- **PROMPT**: Exactly how many lines have the word "this"? Answer with the bare number.

* Start *

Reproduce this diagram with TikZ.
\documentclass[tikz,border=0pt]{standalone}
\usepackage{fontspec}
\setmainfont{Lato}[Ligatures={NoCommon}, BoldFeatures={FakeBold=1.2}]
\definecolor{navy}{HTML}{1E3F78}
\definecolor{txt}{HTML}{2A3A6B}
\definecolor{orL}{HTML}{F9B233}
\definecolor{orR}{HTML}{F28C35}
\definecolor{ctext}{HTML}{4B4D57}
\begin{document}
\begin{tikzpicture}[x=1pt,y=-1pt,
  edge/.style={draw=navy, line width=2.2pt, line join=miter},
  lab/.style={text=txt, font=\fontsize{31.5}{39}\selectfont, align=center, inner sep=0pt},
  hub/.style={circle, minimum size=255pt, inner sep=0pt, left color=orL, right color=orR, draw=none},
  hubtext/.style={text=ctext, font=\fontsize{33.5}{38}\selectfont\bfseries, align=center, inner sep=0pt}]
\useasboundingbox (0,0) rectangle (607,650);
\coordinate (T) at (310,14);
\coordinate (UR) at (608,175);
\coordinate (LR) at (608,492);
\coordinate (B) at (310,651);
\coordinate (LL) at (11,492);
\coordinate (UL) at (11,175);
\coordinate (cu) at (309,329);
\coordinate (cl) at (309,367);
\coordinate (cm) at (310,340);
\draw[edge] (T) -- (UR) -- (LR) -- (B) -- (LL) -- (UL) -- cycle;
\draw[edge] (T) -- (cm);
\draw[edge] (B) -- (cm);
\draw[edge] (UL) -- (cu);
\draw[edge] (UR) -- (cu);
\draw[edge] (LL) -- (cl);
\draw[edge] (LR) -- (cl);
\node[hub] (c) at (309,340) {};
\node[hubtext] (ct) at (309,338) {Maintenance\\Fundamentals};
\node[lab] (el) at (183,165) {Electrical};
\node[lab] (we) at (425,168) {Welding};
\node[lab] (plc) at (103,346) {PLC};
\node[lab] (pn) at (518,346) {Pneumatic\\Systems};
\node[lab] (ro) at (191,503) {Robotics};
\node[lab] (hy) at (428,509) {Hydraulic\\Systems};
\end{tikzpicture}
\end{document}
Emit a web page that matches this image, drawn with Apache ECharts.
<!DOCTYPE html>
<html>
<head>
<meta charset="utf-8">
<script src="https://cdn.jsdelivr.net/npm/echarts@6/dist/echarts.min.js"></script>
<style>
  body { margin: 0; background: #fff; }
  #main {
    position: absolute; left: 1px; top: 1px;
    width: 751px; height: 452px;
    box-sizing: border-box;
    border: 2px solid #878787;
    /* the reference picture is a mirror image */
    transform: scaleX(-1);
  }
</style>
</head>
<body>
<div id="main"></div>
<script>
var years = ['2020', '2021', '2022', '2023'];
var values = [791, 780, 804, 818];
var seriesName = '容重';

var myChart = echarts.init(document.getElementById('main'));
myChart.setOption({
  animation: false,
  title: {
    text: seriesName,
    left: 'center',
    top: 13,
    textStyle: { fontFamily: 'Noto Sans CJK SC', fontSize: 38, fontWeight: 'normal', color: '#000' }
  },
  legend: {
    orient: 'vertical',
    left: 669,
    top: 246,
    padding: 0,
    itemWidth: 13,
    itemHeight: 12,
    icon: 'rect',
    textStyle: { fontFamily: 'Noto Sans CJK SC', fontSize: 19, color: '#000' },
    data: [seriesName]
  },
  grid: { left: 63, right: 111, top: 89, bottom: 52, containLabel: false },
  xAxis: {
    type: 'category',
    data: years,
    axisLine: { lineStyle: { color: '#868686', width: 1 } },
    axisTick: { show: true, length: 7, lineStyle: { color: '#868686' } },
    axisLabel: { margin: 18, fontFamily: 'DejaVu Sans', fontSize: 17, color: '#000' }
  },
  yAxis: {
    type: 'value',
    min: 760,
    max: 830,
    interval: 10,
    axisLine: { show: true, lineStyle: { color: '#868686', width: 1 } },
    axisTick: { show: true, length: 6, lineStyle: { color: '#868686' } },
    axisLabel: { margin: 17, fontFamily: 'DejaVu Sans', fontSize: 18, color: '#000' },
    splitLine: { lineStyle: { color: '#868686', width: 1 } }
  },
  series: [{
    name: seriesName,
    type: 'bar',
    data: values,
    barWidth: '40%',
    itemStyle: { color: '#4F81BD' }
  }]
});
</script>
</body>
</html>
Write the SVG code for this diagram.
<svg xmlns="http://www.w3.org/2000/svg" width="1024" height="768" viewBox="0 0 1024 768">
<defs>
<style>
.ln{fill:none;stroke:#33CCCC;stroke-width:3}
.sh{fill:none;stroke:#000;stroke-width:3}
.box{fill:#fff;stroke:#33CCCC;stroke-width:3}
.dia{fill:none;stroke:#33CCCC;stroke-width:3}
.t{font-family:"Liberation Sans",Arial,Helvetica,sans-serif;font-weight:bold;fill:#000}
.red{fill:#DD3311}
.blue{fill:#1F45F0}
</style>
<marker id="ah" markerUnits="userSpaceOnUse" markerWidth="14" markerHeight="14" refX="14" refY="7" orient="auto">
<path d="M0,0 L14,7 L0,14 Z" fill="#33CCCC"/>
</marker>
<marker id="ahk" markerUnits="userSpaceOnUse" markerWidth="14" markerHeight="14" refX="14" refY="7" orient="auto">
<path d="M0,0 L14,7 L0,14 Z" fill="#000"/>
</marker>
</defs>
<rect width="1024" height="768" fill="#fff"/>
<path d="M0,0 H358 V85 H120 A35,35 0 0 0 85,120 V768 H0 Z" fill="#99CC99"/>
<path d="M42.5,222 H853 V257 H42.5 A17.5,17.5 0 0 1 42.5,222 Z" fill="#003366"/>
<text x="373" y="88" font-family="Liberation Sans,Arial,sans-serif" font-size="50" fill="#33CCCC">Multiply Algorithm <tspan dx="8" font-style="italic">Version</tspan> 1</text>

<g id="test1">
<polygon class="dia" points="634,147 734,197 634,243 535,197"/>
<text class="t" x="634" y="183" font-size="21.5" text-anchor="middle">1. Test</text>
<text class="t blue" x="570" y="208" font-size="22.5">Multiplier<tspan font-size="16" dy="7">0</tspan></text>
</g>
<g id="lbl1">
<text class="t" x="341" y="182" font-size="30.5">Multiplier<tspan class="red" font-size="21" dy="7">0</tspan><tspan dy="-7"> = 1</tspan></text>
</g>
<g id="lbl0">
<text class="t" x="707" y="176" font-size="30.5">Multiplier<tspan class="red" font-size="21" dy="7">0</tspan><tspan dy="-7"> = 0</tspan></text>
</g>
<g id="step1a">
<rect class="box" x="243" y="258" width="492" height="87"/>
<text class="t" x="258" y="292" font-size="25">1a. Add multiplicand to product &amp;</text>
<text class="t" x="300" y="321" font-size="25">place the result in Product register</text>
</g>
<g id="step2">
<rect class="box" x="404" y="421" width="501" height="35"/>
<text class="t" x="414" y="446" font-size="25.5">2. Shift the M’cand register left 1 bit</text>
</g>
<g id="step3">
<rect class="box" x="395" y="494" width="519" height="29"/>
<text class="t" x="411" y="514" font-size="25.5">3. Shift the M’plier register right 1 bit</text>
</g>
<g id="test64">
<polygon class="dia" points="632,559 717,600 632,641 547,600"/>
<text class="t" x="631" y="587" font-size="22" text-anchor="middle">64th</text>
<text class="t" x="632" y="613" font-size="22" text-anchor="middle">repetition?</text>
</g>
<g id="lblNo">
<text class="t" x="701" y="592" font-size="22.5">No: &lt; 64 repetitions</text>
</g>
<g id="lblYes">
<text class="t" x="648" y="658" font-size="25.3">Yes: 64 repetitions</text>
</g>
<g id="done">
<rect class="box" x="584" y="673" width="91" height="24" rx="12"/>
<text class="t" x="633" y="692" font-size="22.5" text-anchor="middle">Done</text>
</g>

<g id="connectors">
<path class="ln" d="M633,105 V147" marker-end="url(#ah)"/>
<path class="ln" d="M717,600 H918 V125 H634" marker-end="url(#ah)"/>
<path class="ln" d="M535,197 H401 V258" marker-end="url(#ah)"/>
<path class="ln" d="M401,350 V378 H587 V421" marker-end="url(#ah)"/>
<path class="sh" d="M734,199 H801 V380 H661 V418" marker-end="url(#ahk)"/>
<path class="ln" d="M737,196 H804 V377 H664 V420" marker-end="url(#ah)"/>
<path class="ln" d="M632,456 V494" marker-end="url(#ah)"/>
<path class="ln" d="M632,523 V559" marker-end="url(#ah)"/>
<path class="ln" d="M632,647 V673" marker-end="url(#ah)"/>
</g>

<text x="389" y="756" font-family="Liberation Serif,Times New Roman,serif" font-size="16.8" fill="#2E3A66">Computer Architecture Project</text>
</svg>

* End *

- **TASK ANSWER**: 3